Maruti Suzuki, India’s largest automobile manufacturer, has hailed the rollout of GST 2.0 as a transformative development for the country’s auto sector, calling it a “positive tsunami” that promises to streamline operations, reduce costs, and boost consumer demand.
In a recent statement, senior executives at Maruti Suzuki emphasized that the revised Goods and Services Tax framework—dubbed GST 2.0—addresses long-standing inefficiencies in the supply chain and tax compliance systems. The new structure introduces simplified filing procedures, real-time input credit reconciliation, and enhanced digital integration across state borders.

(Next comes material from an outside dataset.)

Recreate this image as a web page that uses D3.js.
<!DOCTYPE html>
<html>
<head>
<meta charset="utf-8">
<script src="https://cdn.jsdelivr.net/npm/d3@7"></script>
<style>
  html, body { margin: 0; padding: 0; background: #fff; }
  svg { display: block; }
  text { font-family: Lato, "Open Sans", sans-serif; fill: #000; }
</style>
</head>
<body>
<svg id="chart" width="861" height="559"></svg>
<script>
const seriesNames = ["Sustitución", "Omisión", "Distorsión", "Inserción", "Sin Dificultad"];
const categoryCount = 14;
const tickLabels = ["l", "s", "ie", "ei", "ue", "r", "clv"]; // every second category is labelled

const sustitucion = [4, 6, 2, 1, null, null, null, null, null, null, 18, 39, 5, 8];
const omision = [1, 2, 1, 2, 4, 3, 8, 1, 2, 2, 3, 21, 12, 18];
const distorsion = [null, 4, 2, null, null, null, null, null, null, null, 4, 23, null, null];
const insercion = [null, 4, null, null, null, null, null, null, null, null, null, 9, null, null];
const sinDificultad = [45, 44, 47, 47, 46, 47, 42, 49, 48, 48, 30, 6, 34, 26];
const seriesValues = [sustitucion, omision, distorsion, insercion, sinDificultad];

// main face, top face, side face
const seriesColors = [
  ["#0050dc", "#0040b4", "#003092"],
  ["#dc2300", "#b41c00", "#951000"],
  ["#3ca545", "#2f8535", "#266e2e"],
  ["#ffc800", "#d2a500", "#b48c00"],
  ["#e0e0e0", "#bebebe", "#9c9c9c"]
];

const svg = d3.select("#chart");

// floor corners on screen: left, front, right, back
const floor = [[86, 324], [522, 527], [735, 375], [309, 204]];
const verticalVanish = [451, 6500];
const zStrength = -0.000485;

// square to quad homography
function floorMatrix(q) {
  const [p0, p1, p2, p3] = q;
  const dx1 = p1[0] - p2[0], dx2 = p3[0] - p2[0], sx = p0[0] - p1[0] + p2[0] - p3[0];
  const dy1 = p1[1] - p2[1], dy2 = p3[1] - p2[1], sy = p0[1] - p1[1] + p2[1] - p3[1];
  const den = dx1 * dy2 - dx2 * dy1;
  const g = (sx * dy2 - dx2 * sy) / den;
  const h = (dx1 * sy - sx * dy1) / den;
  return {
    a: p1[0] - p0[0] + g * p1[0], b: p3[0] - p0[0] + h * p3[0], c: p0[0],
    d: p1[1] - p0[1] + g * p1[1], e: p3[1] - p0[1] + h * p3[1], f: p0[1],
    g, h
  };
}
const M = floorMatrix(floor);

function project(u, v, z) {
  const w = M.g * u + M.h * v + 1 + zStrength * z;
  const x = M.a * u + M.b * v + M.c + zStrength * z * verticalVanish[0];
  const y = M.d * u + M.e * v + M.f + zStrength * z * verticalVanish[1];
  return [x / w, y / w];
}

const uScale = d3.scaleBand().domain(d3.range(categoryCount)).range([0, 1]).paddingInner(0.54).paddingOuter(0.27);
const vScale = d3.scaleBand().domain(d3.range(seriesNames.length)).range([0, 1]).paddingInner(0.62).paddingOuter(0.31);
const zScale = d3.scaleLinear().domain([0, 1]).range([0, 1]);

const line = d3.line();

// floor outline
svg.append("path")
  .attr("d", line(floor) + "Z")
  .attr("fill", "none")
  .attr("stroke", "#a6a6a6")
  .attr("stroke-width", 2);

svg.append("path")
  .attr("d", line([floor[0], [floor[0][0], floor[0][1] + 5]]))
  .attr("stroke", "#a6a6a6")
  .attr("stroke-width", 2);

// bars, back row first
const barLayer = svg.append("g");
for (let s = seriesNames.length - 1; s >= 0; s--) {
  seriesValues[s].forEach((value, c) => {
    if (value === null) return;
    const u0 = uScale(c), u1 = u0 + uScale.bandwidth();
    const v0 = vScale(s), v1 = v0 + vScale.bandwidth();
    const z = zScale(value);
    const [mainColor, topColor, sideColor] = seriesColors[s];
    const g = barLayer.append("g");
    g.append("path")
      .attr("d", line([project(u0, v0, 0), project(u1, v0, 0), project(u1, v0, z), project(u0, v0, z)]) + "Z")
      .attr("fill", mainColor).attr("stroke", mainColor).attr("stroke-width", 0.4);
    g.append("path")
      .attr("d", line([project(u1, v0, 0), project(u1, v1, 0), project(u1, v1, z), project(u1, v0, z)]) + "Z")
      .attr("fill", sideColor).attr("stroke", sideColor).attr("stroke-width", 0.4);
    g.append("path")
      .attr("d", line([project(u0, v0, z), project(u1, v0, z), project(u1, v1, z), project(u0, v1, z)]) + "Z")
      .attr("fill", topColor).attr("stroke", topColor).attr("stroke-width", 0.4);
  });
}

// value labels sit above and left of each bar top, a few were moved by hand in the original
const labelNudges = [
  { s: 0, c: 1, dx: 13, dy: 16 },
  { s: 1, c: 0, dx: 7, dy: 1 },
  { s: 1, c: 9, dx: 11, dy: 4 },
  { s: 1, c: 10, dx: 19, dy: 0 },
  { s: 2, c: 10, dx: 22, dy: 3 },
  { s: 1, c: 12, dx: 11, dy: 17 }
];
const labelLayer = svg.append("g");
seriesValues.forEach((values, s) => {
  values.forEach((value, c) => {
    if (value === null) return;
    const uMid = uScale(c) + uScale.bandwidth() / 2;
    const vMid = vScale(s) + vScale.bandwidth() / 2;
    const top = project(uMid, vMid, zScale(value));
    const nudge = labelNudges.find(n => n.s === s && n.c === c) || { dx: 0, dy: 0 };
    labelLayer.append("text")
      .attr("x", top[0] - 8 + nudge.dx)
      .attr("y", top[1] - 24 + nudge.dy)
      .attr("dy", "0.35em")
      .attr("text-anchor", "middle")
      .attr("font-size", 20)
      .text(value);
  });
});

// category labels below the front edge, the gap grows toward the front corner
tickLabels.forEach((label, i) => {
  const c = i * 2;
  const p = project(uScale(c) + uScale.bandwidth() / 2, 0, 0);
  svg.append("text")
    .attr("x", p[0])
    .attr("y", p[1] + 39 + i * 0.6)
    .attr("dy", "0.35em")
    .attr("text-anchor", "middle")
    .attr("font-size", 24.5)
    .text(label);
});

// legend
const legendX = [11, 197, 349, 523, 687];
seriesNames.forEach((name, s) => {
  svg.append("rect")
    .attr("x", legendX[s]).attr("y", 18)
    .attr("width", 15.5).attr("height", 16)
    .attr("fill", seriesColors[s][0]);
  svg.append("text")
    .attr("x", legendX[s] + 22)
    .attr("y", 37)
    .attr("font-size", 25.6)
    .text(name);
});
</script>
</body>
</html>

According to the company, these reforms will significantly reduce the cascading effect of taxes, lower logistics costs, and improve inventory management for manufacturers and dealers alike. “GST 2.0 is not just a policy update—it’s a structural overhaul that will energize the entire ecosystem,” said a Maruti Suzuki spokesperson.
The auto industry, which has faced challenges in recent years due to fluctuating demand, regulatory shifts, and global supply chain disruptions, is expected to benefit from increased transparency and reduced tax-related bottlenecks. Maruti Suzuki believes that the new system will also encourage more competitive pricing, making vehicles more affordable for consumers.
Industry analysts echo this optimism, noting that GST 2.0 could lead to a revival in vehicle sales, especially in the entry-level and mid-range segments. The reforms are also expected to support electric vehicle adoption by offering clearer tax incentives and faster processing of subsidies.
As the new GST framework begins to take effect, stakeholders across the automotive value chain—from OEMs to component suppliers—are preparing to adapt and capitalize on the opportunities it presents. Maruti Suzuki’s endorsement signals strong industry confidence in the government’s reform agenda and its potential to drive long-term growth.